After careful study of Skanska’s multitrade prefab operation in London, Corrado set up a prefab operation in a rented warehouse in Dayton so workers could build 178 identical patient rooms and 120 overhead corridor utility racks. The components ultimately were trucked to and lifted by crane onto the 484,000-sq-ft Miami Valley Hospital Southeast Hospital Addition.
Multitrade prefab has all the upside of single-trade prefab: a controlled environment, increased worker safety and increased productivity. The approach also eliminates turf battles among the trades, who collaborate on the order of things, and it minimizes waste.
But multitrade prefab changes a project’s rhythm. For example, certain design decisions had to be accelerated several months, says Tim Fishking, a principal in the Columbus, Ohio, office of architect NBBJ.
That’s why for multitrade prefab to succeed, full-team collaboration and a make-it-happen attitude is a must, says Brian Braaksma, president of the job’s Columbus-based consulting engineer, Korda. He adds that he is so supportive of the process he wishes the multitrade prefab idea had been his.
In the end, Corrado’s strategy cut more than two months off the schedule and 1% to 2% off the cost of the 12-story hospital, which opened in December.
Corrado thinks the approach is going to spread like wildfire. “This is going to revamp the entire hospital delivery process as we know it,” he says.
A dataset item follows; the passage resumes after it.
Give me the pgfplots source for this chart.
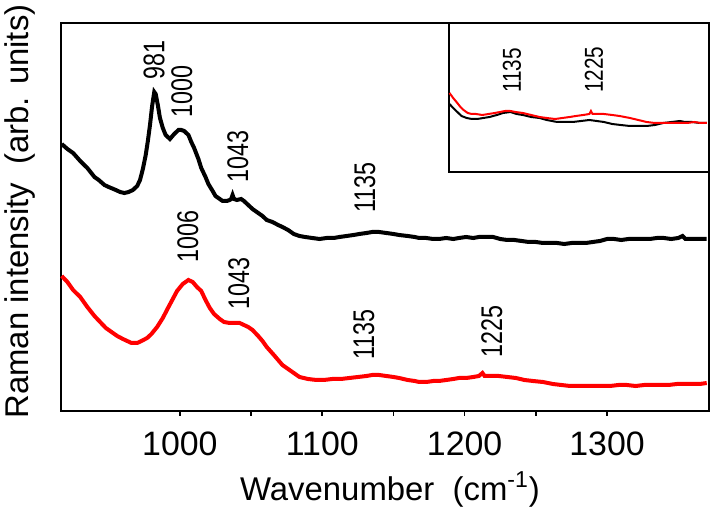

Skanska already is using the process on two more hospitals: one in Miami, Fla., and one in Western Virginia. But Corrado has set his sights beyond medical centers. “We are now evaluating every project we pursue to determine how the multitrade prefab approach will fit,” he says.
Thanks to initial resistance to the idea, Corrado says he often felt like a cat with a long tail in a room full of rocking chairs. But the naysayers inspired him to prove them wrong. “It is fun to make something work when almost everyone around you is telling you it won’t,” he says.
“Marty has always been a risk taker,” says his father, Vince Corrado, chairman of the board of Shook Construction, Dayton. The MVH project was a joint venture of Skanska and Shook.
The elder Corrado counts his son’s skills as a communicator and listener and his great sense of humor as keys to the operation’s success. “Marty was able to bring together both union and non-union tradespeople for the common good of the project,” he says.